Each line from the start of the data below through the one containing "const privateComposite = [2.83, 2.75, 2.81];" must be reproduced exactly.

### Stored rows ###

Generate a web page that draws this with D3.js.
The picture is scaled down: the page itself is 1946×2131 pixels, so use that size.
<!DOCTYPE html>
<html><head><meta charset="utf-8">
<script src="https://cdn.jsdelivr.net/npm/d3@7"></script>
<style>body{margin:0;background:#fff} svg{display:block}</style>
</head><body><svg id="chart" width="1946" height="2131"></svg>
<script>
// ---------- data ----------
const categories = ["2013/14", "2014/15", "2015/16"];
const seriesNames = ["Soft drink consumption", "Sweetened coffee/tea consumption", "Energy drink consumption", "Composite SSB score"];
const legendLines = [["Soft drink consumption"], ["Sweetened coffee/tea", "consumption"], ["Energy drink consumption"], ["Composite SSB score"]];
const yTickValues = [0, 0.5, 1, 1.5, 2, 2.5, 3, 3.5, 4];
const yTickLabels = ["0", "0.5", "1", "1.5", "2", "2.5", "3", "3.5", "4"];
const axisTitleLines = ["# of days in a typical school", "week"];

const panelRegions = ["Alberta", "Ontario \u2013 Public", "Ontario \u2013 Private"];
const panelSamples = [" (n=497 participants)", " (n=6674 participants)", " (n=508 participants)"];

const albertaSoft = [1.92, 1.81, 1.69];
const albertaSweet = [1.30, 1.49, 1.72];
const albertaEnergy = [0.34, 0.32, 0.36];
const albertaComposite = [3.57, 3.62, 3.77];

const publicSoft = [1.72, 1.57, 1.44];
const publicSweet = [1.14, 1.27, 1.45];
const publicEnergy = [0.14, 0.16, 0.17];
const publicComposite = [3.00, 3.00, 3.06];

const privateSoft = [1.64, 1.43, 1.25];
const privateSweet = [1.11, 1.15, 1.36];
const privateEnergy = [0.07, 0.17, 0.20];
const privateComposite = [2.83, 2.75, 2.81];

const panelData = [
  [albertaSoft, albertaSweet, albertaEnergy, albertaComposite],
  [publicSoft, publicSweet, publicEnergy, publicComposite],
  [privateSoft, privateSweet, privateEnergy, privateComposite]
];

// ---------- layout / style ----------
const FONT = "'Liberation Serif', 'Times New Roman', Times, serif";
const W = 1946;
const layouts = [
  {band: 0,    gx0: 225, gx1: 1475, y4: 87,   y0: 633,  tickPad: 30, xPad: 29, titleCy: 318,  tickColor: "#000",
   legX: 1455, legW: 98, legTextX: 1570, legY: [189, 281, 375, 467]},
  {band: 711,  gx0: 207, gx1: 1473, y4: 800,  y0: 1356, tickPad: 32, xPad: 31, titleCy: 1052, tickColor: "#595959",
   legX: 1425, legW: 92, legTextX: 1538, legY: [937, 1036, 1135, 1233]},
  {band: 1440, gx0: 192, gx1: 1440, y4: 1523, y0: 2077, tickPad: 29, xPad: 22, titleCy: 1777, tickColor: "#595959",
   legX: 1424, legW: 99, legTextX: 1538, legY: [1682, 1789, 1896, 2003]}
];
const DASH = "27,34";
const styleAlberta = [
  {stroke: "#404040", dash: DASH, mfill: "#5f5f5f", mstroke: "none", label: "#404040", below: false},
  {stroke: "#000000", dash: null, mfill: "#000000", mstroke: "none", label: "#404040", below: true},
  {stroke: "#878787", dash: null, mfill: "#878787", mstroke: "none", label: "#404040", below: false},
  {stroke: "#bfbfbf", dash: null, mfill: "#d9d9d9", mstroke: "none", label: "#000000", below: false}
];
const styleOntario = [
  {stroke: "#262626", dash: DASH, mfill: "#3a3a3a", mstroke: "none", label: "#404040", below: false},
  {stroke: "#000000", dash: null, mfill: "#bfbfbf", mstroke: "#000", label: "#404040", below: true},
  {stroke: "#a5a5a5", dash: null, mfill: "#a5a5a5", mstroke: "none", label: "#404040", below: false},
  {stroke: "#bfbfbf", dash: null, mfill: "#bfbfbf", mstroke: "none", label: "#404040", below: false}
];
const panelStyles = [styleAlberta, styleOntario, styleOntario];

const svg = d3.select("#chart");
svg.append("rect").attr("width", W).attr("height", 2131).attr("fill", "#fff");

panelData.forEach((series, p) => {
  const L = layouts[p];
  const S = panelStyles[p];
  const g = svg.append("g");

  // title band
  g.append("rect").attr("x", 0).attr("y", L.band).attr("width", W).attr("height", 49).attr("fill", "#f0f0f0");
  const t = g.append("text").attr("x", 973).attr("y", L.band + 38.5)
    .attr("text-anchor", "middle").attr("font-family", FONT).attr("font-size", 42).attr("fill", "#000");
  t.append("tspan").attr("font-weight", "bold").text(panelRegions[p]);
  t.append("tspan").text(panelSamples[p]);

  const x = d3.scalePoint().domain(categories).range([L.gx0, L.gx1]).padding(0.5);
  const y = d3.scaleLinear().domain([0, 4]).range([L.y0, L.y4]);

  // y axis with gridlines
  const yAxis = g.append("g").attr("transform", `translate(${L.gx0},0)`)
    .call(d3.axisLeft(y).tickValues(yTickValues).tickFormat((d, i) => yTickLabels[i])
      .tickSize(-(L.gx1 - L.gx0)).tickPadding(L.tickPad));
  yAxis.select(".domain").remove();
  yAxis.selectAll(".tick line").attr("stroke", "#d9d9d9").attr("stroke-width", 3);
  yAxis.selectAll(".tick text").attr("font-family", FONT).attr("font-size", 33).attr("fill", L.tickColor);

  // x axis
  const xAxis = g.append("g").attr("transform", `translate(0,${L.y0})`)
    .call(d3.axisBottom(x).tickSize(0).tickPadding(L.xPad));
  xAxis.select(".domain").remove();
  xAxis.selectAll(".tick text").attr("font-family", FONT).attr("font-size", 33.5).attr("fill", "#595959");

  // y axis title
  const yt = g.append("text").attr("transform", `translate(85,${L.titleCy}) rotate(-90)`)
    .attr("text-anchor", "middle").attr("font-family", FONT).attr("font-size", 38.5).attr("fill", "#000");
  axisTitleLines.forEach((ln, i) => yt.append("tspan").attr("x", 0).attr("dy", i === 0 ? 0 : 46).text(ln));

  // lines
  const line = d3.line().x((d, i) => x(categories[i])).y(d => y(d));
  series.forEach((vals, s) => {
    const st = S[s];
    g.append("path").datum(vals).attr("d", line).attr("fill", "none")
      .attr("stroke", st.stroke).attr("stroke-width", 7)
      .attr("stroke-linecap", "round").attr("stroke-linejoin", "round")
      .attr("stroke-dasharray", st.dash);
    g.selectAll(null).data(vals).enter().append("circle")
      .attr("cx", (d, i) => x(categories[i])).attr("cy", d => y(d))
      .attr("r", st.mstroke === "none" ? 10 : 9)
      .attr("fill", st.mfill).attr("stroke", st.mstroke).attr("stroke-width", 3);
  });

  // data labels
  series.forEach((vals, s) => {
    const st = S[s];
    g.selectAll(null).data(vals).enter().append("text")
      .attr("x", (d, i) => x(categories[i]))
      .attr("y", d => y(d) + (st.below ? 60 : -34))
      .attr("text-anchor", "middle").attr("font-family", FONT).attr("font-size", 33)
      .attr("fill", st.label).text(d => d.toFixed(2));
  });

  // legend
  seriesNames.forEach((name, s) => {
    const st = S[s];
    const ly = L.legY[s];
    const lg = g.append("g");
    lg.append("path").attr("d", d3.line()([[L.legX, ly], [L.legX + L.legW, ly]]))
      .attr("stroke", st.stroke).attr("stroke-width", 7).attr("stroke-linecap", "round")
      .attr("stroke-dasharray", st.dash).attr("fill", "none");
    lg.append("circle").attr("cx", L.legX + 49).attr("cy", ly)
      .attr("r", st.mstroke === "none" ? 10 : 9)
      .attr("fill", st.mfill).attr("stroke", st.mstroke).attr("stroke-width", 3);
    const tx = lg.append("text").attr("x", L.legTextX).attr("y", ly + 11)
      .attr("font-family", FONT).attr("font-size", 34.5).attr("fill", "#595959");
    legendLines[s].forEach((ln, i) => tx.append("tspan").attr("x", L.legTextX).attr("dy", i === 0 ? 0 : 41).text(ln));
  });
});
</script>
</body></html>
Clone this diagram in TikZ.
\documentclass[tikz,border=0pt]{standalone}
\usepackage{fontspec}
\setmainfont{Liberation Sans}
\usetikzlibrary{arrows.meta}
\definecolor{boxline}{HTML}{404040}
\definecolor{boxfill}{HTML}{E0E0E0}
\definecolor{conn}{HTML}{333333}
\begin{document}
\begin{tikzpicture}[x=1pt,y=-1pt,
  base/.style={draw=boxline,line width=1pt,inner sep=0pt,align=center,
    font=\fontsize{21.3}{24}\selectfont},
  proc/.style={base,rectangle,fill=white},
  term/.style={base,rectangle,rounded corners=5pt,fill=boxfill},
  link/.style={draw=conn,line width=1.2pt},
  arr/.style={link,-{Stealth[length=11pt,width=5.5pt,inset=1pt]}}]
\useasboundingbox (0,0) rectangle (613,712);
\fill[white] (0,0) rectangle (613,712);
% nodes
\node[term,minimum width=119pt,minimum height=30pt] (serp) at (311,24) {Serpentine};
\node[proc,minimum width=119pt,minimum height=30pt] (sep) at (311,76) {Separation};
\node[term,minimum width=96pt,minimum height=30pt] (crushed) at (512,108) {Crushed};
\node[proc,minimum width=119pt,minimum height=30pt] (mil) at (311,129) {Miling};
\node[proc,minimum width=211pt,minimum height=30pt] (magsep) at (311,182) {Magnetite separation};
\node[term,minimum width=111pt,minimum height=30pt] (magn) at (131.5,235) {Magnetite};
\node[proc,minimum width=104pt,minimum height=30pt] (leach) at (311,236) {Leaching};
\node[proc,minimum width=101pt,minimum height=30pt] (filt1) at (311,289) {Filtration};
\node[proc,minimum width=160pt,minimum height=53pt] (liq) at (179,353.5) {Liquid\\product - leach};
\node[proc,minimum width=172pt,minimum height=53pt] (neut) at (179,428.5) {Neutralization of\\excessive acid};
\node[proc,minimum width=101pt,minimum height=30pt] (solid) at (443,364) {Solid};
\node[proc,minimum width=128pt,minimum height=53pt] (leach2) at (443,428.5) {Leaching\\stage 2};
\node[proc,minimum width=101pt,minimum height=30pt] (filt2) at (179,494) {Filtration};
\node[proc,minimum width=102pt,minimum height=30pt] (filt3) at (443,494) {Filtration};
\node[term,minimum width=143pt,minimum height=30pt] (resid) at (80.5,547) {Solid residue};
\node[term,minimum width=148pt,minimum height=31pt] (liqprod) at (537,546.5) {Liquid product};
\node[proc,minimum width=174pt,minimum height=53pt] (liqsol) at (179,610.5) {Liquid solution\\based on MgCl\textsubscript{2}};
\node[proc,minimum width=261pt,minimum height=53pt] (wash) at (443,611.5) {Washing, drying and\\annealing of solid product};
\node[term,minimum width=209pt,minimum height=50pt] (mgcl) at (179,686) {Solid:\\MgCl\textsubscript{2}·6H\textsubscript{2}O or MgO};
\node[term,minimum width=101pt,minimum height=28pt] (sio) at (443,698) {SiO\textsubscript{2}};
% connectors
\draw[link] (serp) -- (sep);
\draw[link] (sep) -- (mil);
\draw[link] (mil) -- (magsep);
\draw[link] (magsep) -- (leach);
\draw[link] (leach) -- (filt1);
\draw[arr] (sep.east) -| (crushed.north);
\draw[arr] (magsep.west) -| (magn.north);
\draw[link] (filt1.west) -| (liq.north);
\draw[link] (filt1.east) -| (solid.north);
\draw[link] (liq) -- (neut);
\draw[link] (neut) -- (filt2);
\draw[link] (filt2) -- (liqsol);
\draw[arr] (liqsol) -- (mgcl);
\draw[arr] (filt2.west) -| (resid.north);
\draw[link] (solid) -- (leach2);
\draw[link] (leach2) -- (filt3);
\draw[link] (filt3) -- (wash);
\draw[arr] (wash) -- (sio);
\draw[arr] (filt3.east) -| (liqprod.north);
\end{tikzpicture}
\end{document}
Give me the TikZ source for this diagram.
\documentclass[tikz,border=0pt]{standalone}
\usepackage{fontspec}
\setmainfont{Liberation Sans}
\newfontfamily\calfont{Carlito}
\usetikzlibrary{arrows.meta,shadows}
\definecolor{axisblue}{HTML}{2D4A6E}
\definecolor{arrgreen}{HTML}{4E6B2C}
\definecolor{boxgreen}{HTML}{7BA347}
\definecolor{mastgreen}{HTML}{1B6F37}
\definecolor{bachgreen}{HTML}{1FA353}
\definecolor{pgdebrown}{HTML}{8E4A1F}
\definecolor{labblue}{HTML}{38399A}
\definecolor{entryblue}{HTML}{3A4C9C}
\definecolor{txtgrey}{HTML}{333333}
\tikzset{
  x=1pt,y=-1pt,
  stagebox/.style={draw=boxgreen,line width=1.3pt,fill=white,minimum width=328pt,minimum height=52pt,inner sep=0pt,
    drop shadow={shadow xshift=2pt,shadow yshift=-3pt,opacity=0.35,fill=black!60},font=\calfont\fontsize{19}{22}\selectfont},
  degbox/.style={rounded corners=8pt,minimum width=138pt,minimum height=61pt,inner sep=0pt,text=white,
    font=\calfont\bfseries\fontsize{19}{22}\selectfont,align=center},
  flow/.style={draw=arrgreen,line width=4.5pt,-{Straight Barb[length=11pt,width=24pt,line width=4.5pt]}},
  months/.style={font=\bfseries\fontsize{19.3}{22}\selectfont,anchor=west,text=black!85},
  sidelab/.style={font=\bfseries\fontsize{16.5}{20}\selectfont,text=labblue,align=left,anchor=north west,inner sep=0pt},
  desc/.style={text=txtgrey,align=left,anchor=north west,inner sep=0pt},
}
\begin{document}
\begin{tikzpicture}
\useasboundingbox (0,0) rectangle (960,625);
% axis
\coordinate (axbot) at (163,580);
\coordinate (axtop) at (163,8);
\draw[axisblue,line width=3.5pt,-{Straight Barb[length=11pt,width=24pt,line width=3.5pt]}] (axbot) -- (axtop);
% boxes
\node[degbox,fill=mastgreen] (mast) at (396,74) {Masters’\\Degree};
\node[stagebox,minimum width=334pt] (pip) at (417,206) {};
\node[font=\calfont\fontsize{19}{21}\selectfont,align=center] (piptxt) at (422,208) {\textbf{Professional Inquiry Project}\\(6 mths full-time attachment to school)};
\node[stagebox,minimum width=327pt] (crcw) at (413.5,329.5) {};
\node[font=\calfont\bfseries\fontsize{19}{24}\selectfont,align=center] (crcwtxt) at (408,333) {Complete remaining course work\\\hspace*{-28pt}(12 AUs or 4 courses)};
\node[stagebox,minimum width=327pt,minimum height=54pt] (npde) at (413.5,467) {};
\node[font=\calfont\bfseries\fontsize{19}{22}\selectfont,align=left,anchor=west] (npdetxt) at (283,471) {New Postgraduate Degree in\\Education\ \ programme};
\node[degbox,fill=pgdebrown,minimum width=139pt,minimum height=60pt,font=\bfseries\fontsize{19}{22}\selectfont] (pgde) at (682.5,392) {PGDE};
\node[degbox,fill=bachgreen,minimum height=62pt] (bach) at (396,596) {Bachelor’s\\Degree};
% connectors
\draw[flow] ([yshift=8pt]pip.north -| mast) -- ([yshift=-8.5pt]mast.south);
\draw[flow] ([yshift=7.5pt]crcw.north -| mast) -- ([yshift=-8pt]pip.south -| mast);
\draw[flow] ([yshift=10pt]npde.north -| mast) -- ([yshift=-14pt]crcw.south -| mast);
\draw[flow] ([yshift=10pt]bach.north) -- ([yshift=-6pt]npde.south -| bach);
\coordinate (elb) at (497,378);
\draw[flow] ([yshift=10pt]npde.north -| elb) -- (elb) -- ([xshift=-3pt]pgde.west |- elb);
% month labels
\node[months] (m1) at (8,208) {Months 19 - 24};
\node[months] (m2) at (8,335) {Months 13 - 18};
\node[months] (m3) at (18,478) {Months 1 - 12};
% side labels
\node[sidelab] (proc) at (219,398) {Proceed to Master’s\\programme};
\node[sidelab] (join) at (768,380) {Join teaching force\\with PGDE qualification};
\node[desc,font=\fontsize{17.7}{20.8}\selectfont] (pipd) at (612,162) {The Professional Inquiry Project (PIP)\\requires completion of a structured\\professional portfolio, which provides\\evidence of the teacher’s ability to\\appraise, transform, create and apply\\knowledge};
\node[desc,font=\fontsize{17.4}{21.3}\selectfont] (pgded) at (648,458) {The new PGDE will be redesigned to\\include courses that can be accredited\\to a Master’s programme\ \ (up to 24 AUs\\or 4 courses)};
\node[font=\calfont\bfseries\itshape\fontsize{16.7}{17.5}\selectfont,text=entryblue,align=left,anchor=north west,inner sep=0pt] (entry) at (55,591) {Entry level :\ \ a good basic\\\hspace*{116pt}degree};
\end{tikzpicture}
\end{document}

###

[Answer to this task]
Generate a web page that draws this with D3.js.
The picture is scaled down: the page itself is 1946×2131 pixels, so use that size.
<!DOCTYPE html>
<html><head><meta charset="utf-8">
<script src="https://cdn.jsdelivr.net/npm/d3@7"></script>
<style>body{margin:0;background:#fff} svg{display:block}</style>
</head><body><svg id="chart" width="1946" height="2131"></svg>
<script>
// ---------- data ----------
const categories = ["2013/14", "2014/15", "2015/16"];
const seriesNames = ["Soft drink consumption", "Sweetened coffee/tea consumption", "Energy drink consumption", "Composite SSB score"];
const legendLines = [["Soft drink consumption"], ["Sweetened coffee/tea", "consumption"], ["Energy drink consumption"], ["Composite SSB score"]];
const yTickValues = [0, 0.5, 1, 1.5, 2, 2.5, 3, 3.5, 4];
const yTickLabels = ["0", "0.5", "1", "1.5", "2", "2.5", "3", "3.5", "4"];
const axisTitleLines = ["# of days in a typical school", "week"];

const panelRegions = ["Alberta", "Ontario \u2013 Public", "Ontario \u2013 Private"];
const panelSamples = [" (n=497 participants)", " (n=6674 participants)", " (n=508 participants)"];

const albertaSoft = [1.92, 1.81, 1.69];
const albertaSweet = [1.30, 1.49, 1.72];
const albertaEnergy = [0.34, 0.32, 0.36];
const albertaComposite = [3.57, 3.62, 3.77];

const publicSoft = [1.72, 1.57, 1.44];
const publicSweet = [1.14, 1.27, 1.45];
const publicEnergy = [0.14, 0.16, 0.17];
const publicComposite = [3.00, 3.00, 3.06];

const privateSoft = [1.64, 1.43, 1.25];
const privateSweet = [1.11, 1.15, 1.36];
const privateEnergy = [0.07, 0.17, 0.20];
const privateComposite = [2.83, 2.75, 2.81];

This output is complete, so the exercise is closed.